Do we exist in a bubble, as if time and place do not matter?

 

Or do we spread out beyond our comfortable borders and move into areas that are not very welcoming now?

 

I write all this just to get it on paper (or, in this case, online). I know those of you who are calligraphers and artists are trying to find solutions to these issues every day, and that you exert yourselves to the utmost extent, often with no encouragement, to develop your work and your place in the calligraphic culture. You persist. A new clientele is developing now, but slowly, and new approaches to criticism are in the works, to build a new, modern, international calligraphy culture.

 

Personally, I have been very fortunate. After a slow start, I had so much encouragement and support that I cannot now say “I made this” or “I made that,” but rather, “I had help all along the way,” in the form of encouragement and moral support— especially, and from a few, real insight as to what art is. I rubbed along in calligraphy and other arts reasonably well. Then, in 2001, I met Suleyman Cooke, a major player in the U.S. art world who became my agent, and we developed my exposure and sales. The market for Arabic-script calligraphy is difficult at present, but we keep trying. So, no matter how things turn out for me, I always say to my students, “Work hard. This is an art so full of vitality that no matter how hard it is, it will always fill you with your own vitality.”

 

Something that is now lacking will open doors for us in the art world, and that something is criticism. True criticism is an absolute must. It ensures the preservation of the highest standards. It keeps the artist aware of his or her true abilities. Real criticism is not a journalist who says, “This is beautiful,” or even an art historian who says (often mistakenly), “This was done by so-and-so at this date in this particular script or style.”

 

Real criticism is the work of people who are so deeply into the art that they find a vocabulary to tell us about what we are doing and then tell our audiences about our work, its high points and low points, its originality, its creativity, its failure of concept, its inappropriateness, and on and on. When people have access through the media to genuine criticism of this kind—rather than the hyperbole or platitudes of museums, art galleries, and auction houses—calligraphers and other artists can develop our art to higher degrees of expression and content.

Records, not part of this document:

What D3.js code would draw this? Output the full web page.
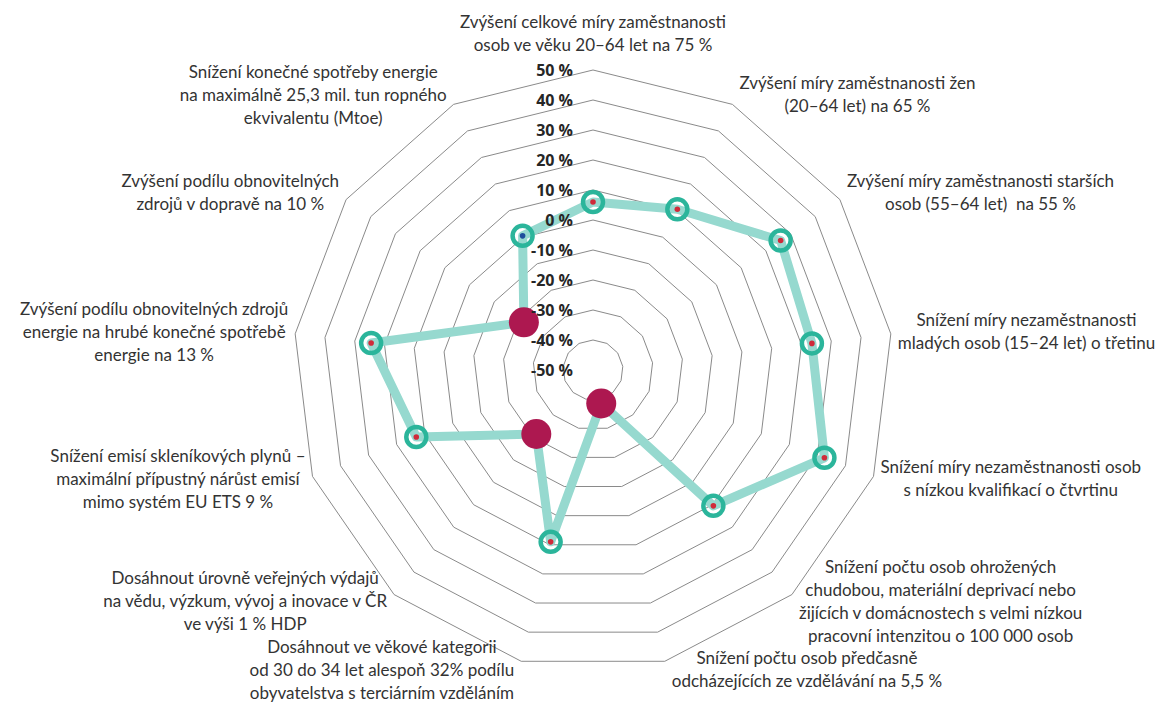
<!DOCTYPE html>
<html>
  <head>
    <meta charset="utf-8">
    <script src="https://d3js.org/d3.v7.min.js"></script>
    <style>
      body { margin: 0; background: #fff; }
      .cat { font-family: Lato, "Open Sans", sans-serif; font-size: 17px; fill: #333; white-space: pre; }
      .tick { font-family: "Open Sans", Lato, sans-serif; font-size: 16px; font-weight: bold; fill: #262626; }
    </style>
  </head>
  <body>
    <svg width="1165" height="702" id="chart"></svg>
    <script>
      // axis labels, clockwise from the top
      const categories = [
        ["Zvýšení celkové míry zaměstnanosti", "osob ve věku 20–64 let na 75 %"],
        ["Zvýšení míry zaměstnanosti žen", "(20–64 let) na 65 %"],
        ["Zvýšení míry zaměstnanosti starších", "osob (55–64 let)  na 55 %"],
        ["Snížení míry nezaměstnanosti", "mladých osob (15–24 let) o třetinu"],
        ["Snížení míry nezaměstnanosti osob", "s nízkou kvalifikací o čtvrtinu"],
        ["Snížení počtu osob ohrožených", "chudobou, materiální deprivací nebo", "žijících v domácnostech s velmi nízkou", "pracovní intenzitou o 100 000 osob"],
        ["Snížení počtu osob předčasně", "odcházejících ze vzdělávání na 5,5 %"],
        ["Dosáhnout ve věkové kategorii", "od 30 do 34 let alespoň 32% podílu", "obyvatelstva s terciárním vzděláním"],
        ["Dosáhnout úrovně veřejných výdajů", "na vědu, výzkum, vývoj a inovace v ČR", "ve výši 1 % HDP"],
        ["Snížení emisí skleníkových plynů –", "maximální přípustný nárůst emisí", "mimo systém EU ETS 9 %"],
        ["Zvýšení podílu obnovitelných zdrojů", "energie na hrubé konečné spotřebě", "energie na 13 %"],
        ["Zvýšení podílu obnovitelných", "zdrojů v dopravě na 10 %"],
        ["Snížení konečné spotřeby energie", "na maximálně 25,3 mil. tun ropného", "ekvivalentu (Mtoe)"]
      ];
      const values = [6, 10.5, 26, 23.5, 32.5, 10.5, -38.5, 9, -21.5, 13, 24.5, -22, 0.5];
      // marker kind per point: "red" / "blue" = ring with a dot, "miss" = big crimson dot
      const markers = ["red", "red", "red", "red", "red", "red", "miss", "red", "miss", "red", "red", "miss", "blue"];
      const ticks = [-50, -40, -30, -20, -10, 0, 10, 20, 30, 40, 50];

      const svg = d3.select("#chart");
      const cx = 593, cy = 370, R = 300;
      const n = categories.length;

      const r = d3.scaleLinear().domain([-50, 50]).range([0, R]);
      const angle = i => i * 2 * Math.PI / n;

      const g = svg.append("g").attr("transform", `translate(${cx},${cy})`);

      // grid rings
      const ring = d3.lineRadial().angle((d, i) => angle(i)).radius(d => r(d)).curve(d3.curveLinearClosed);
      g.selectAll("path.grid").data(ticks.filter(t => t > -50))
        .join("path")
        .attr("class", "grid")
        .attr("d", t => ring(d3.range(n).map(() => t)))
        .attr("fill", "none")
        .attr("stroke", "#8a8a8a")
        .attr("stroke-width", 1);

      // data line
      g.append("path")
        .attr("d", ring(values))
        .attr("fill", "none")
        .attr("stroke", "#96d9cf")
        .attr("stroke-width", 9)
        .attr("stroke-linejoin", "round");

      const px = (v, i) => r(v) * Math.sin(angle(i));
      const py = (v, i) => -r(v) * Math.cos(angle(i));
      const pts = values.map((v, i) => ({v: v, i: i, m: markers[i]}));

      g.selectAll("circle.ring").data(pts.filter(d => d.m != "miss"))
        .join("circle")
        .attr("class", "ring")
        .attr("cx", d => px(d.v, d.i))
        .attr("cy", d => py(d.v, d.i))
        .attr("r", 10)
        .attr("fill", "none")
        .attr("stroke", "#2bb59b")
        .attr("stroke-width", 4.5);
      g.selectAll("circle.dot").data(pts.filter(d => d.m != "miss"))
        .join("circle")
        .attr("class", "dot")
        .attr("cx", d => px(d.v, d.i))
        .attr("cy", d => py(d.v, d.i))
        .attr("r", 2.8)
        .attr("fill", d => d.m == "blue" ? "#1f4e9c" : "#d02a3a");
      g.selectAll("circle.miss").data(pts.filter(d => d.m == "miss"))
        .join("circle")
        .attr("class", "miss")
        .attr("cx", d => px(d.v, d.i))
        .attr("cy", d => py(d.v, d.i))
        .attr("r", 15)
        .attr("fill", "#ad1850");

      // tick labels on the top axis
      g.selectAll("text.tick").data(ticks)
        .join("text")
        .attr("class", "tick")
        .attr("x", -20)
        .attr("y", t => -r(t))
        .attr("dy", "0.36em")
        .attr("text-anchor", "end")
        .text(t => t + " %");

      // category labels
      const lh = 23;
      categories.forEach((lines, i) => {
        const a = angle(i);
        const s = Math.sin(a), c = Math.cos(a);
        const vx = R * s, vy = -R * c;
        const t = g.append("text").attr("class", "cat").attr("text-anchor", "middle");
        lines.forEach((l, k) => {
          t.append("tspan").attr("x", 0).attr("dy", k == 0 ? 0 : lh).text(l);
        });
        const w = d3.max(t.selectAll("tspan").nodes(), nd => nd.getComputedTextLength());
        const h = lines.length * lh;
        let mx, my;
        if (Math.abs(s) < 0.1) {
          mx = vx;
          my = vy - 13 - h / 2;
        } else {
          mx = s > 0 ? vx + 7 + w / 2 : vx - 7 - w / 2;
          my = vy - c * 10;
        }
        // first baseline so that the block is centred on my
        const y0 = my - h / 2 + lh / 2 + 5;
        t.attr("transform", `translate(${mx},${y0})`);
      });
    </script>
  </body>
</html>
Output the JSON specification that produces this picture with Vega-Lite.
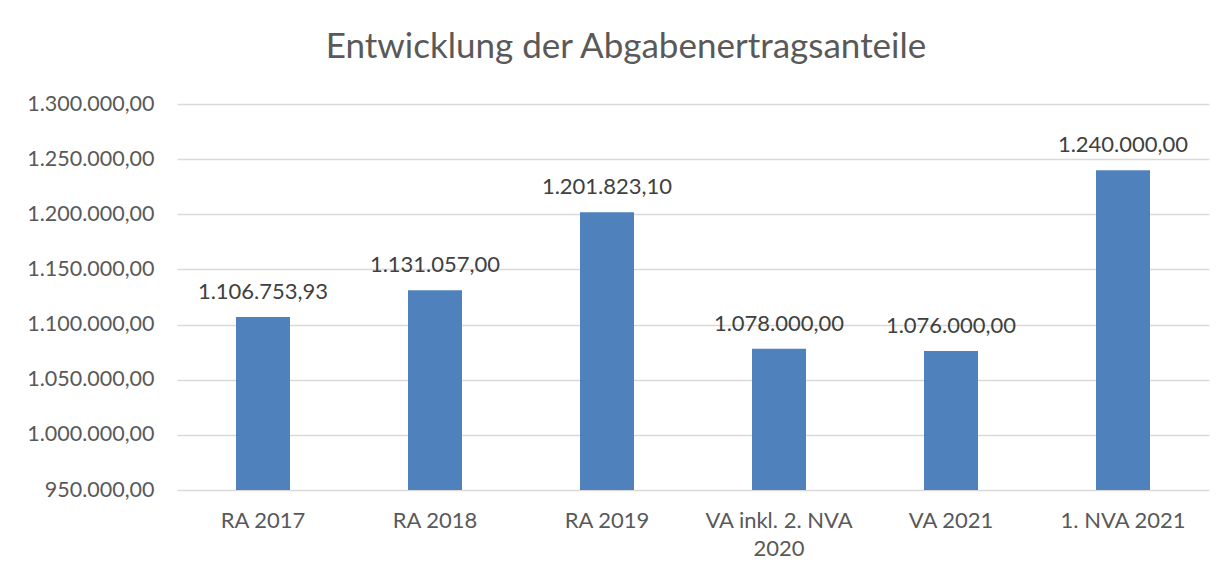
{
  "$schema": "https://vega.github.io/schema/vega-lite/v6.json",
  "autosize": {"type": "none"},
  "padding": {"left": 177, "top": 104, "right": 11, "bottom": 87},
  "width": 1032,
  "height": 386,
  "background": "white",
  "config": {
    "locale": {"number": {"decimal": ",", "thousands": ".", "grouping": [3], "currency": ["", " €"]}},
    "font": "Lato",
    "view": {"stroke": null}
  },
  "title": {
    "text": "Entwicklung der Abgabenertragsanteile",
    "font": "Lato",
    "fontSize": 35,
    "fontWeight": "normal",
    "color": "#595959",
    "frame": "group",
    "anchor": "middle",
    "baseline": "alphabetic",
    "offset": 0,
    "dx": -67
  },
  "data": {
    "values": [
      {"kategorie": "RA 2017", "wert": 1106753.93},
      {"kategorie": "RA 2018", "wert": 1131057.00},
      {"kategorie": "RA 2019", "wert": 1201823.10},
      {"kategorie": "VA inkl. 2. NVA 2020", "wert": 1078000.00},
      {"kategorie": "VA 2021", "wert": 1076000.00},
      {"kategorie": "1. NVA 2021", "wert": 1240000.00}
    ]
  },
  "encoding": {
    "x": {
      "field": "kategorie",
      "type": "nominal",
      "sort": null,
      "scale": {"paddingInner": 0.686, "paddingOuter": 0.343},
      "axis": {
        "title": null,
        "labelAngle": 0,
        "ticks": false,
        "domain": false,
        "labelFont": "Lato",
        "labelFontSize": 22,
        "labelColor": "#595959",
        "labelPadding": 20,
        "labelLineHeight": 28,
        "labelExpr": "datum.label == 'VA inkl. 2. NVA 2020' ? ['VA inkl. 2. NVA', '2020'] : datum.label"
      }
    }
  },
  "layer": [
    {
      "mark": {"type": "bar", "color": "#4f81bd"},
      "encoding": {
        "y": {
          "field": "wert",
          "type": "quantitative",
          "scale": {"domain": [950000, 1300000], "zero": false, "nice": false},
          "axis": {
            "title": null,
            "values": [950000, 1000000, 1050000, 1100000, 1150000, 1200000, 1250000, 1300000],
            "format": ",.2f",
            "ticks": false,
            "domain": false,
            "grid": true,
            "gridColor": "#d9d9d9",
            "gridWidth": 1.5,
            "labelFont": "Lato",
            "labelFontSize": 21.5,
            "labelColor": "#595959",
            "labelPadding": 23
          }
        },
        "y2": {"datum": 950000}
      }
    },
    {
      "mark": {"type": "text", "font": "Lato", "fontSize": 22, "color": "#404040", "baseline": "alphabetic", "dy": -18},
      "encoding": {
        "y": {"field": "wert", "type": "quantitative"},
        "text": {"field": "wert", "type": "quantitative", "format": ",.2f"}
      }
    }
  ]
}
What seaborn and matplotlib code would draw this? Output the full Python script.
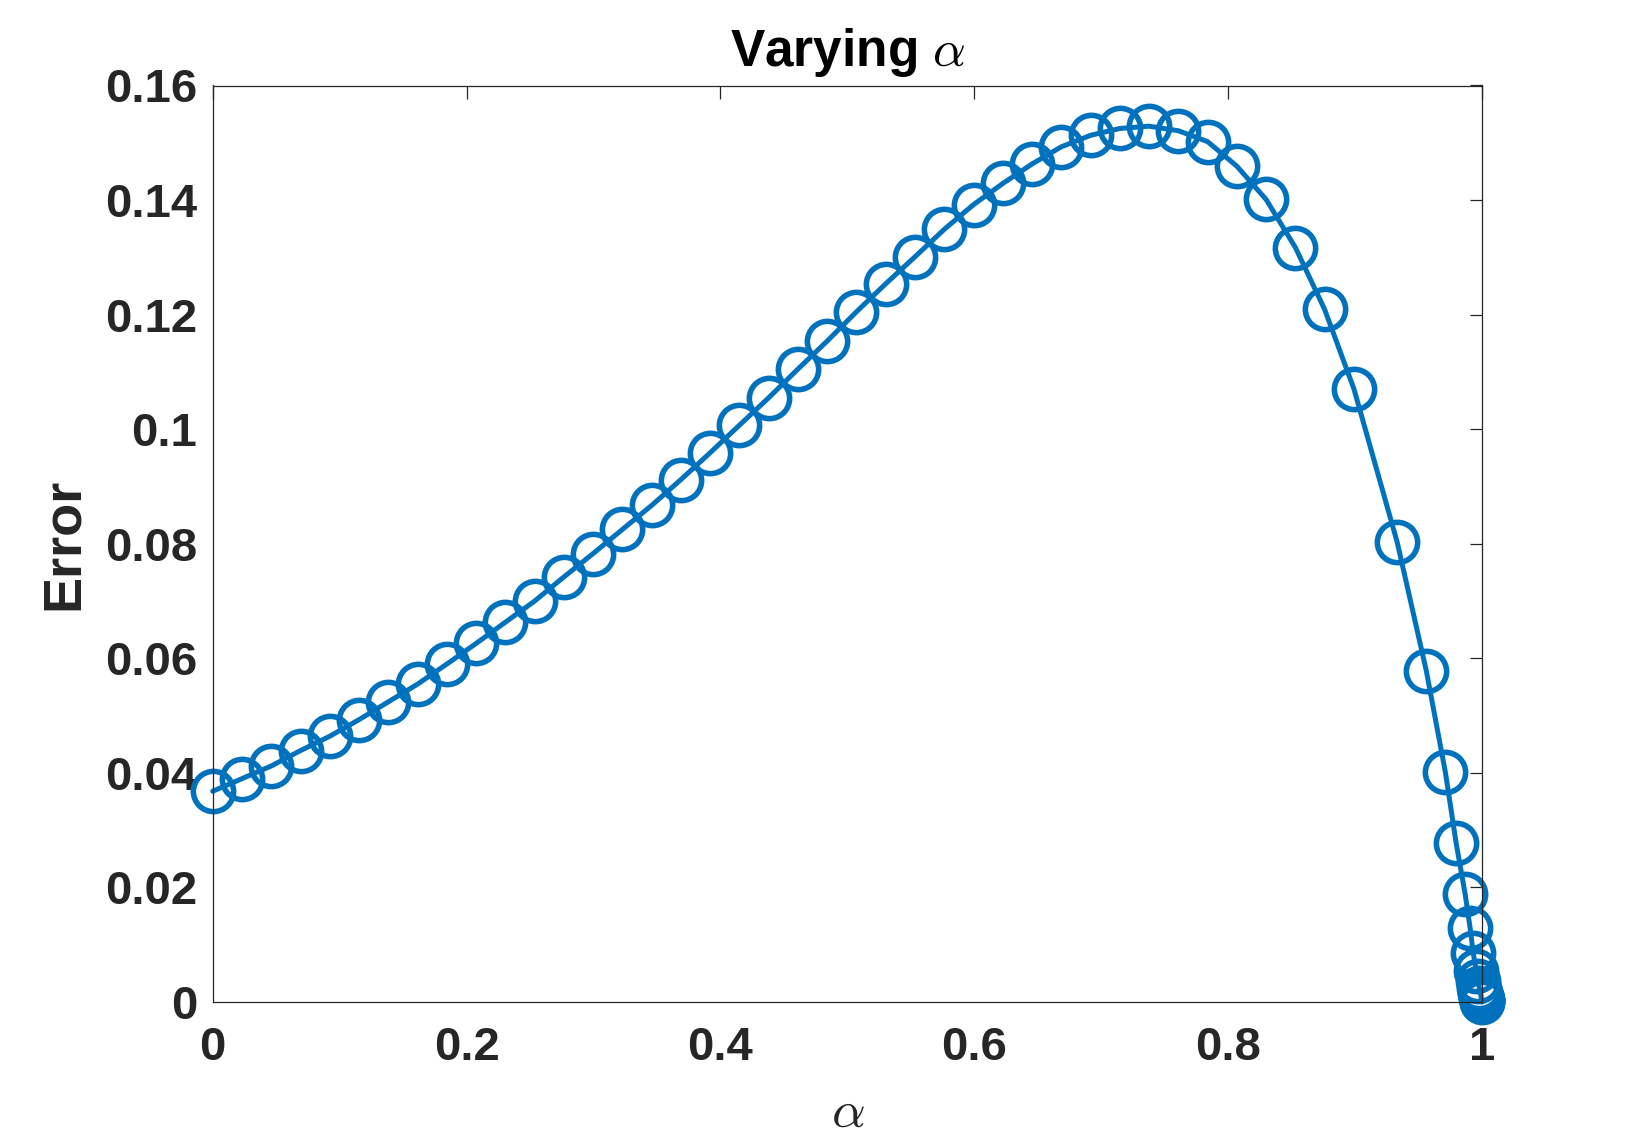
import numpy as np
import pandas as pd
import matplotlib
matplotlib.use('Agg')
import matplotlib.pyplot as plt
import seaborn as sns

# values (alpha vs error)
alpha = [0.0, 0.0231, 0.0461, 0.0692, 0.0922, 0.1153, 0.1383, 0.1614, 0.1844, 0.2075,
         0.2305, 0.2536, 0.2766, 0.2997, 0.3227, 0.3458, 0.3688, 0.3919, 0.4149, 0.4380,
         0.4610, 0.4841, 0.5071, 0.5302, 0.5532, 0.5763, 0.5993, 0.6224, 0.6454, 0.6685,
         0.6915, 0.7146, 0.7376, 0.7607, 0.7837, 0.8068, 0.8298, 0.8529, 0.8759, 0.8990,
         0.933, 0.956, 0.971, 0.9795, 0.9866, 0.9905, 0.9929, 0.9953, 0.9968, 0.9978,
         0.9985, 0.9990, 0.9993, 0.9995, 0.9997, 0.9998, 0.99987, 1.0]
error = [0.0368, 0.0390, 0.0412, 0.0439, 0.0464, 0.0493, 0.0524, 0.0555, 0.0590, 0.0626,
         0.0663, 0.0700, 0.0742, 0.0783, 0.0825, 0.0867, 0.0912, 0.0959, 0.1007, 0.1055,
         0.1105, 0.1154, 0.1205, 0.1254, 0.1301, 0.1349, 0.1392, 0.1429, 0.1463, 0.1493,
         0.1513, 0.1525, 0.1529, 0.1521, 0.1502, 0.1459, 0.1401, 0.1317, 0.1209, 0.1070,
         0.0803, 0.0578, 0.0401, 0.0277, 0.0188, 0.0129, 0.0086, 0.0055, 0.0036, 0.0024,
         0.0016, 0.0011, 0.0007, 0.0005, 0.0003, 0.0002, 0.0001, 0.0]

xticks = [0, 0.2, 0.4, 0.6, 0.8, 1]
xtick_labels = ['0', '0.2', '0.4', '0.6', '0.8', '1']
yticks = [0, 0.02, 0.04, 0.06, 0.08, 0.1, 0.12, 0.14, 0.16]
ytick_labels = ['0', '0.02', '0.04', '0.06', '0.08', '0.1', '0.12', '0.14', '0.16']

df = pd.DataFrame({'alpha': alpha, 'error': error})

sns.set_style("white")
plt.rcParams['font.family'] = ['Liberation Sans', 'DejaVu Sans']
plt.rcParams['mathtext.fontset'] = 'cm'

blue = '#0072BD'
grey = '#262626'

fig = plt.figure(figsize=(16.36, 11.4), dpi=100)
ax = fig.add_axes([0.130, 0.121, 0.776, 0.804])

sns.lineplot(data=df, x='alpha', y='error', ax=ax, sort=False, color=blue,
             linewidth=3.6, marker='o', markersize=29, markerfacecolor='none',
             markeredgecolor=blue, markeredgewidth=4.0)
for ln in ax.lines:
    ln.set_clip_on(False)

ax.set_xlim(0, 1)
ax.set_ylim(0, 0.16)
ax.set_xticks(xticks)
ax.set_xticklabels(xtick_labels)
ax.set_yticks(yticks)
ax.set_yticklabels(ytick_labels)

ax.tick_params(direction='in', length=9, width=0.9, color=grey,
               top=True, right=True, labelsize=34, labelcolor=grey)
ax.tick_params(axis='x', pad=17)
ax.tick_params(axis='y', pad=11)
for lab in ax.get_xticklabels() + ax.get_yticklabels():
    lab.set_fontweight('bold')
for sp in ax.spines.values():
    sp.set_visible(True)
    sp.set_color(grey)
    sp.set_linewidth(0.9)

ax.set_title(r'Varying $\alpha$', fontsize=37, fontweight='bold', color='black', pad=14)
ax.set_xlabel(r'$\alpha$', fontsize=38, color=grey, labelpad=13)
ax.set_ylabel('Error', fontsize=39, fontweight='bold', color=grey, labelpad=12)

fig.savefig('out.png', dpi=100, facecolor='white')
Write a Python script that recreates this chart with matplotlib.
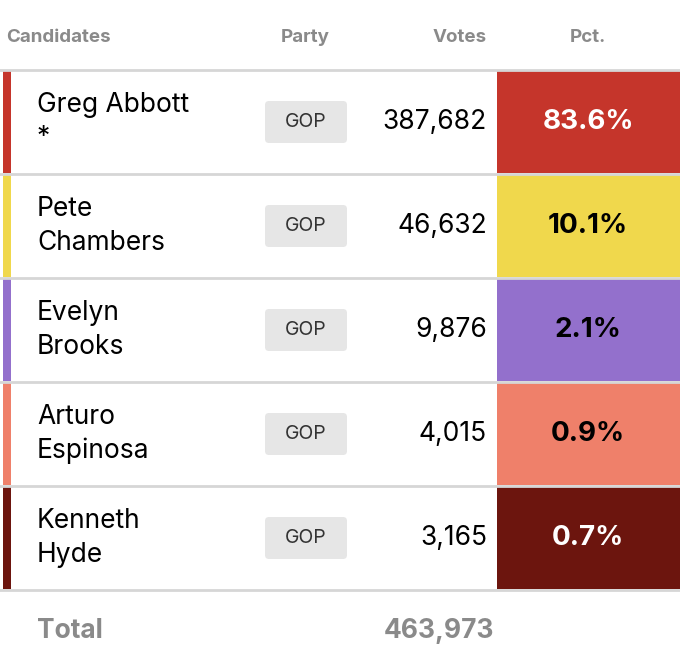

If we can bring this kind of attention and care to our own work, we will find acceptance and respect in the art world, albeit as a kind of separate species.

 

Rather than being exotic, living museum exhibits, we need to bring the concept of what it means to be modern to our very classic arts, yet preserve and maintain its special originality and quality and its relation to the continuum of Islamic practices.

 

So…

 

From my experience and observation, I am confident that studying with the great living hacegan in calligraphy and the historical predecessors, we will see the emergence of new Seyh Hamdullahs, new Hafiz Osmans, new Mamud Yazirs. An inspiring start has been made in Istanbul, and now, with the guidance of IRCICA, we should take the long view for centuries of advancement of the art. We come here from all over the world to learn and participate. For aspiring calligraphers, this is the threshold of hope.

 

This presentation/essay is my artistic vasiyetname, my umitname, as well as my arz-i sukran, my varak-i mihr-u vefa.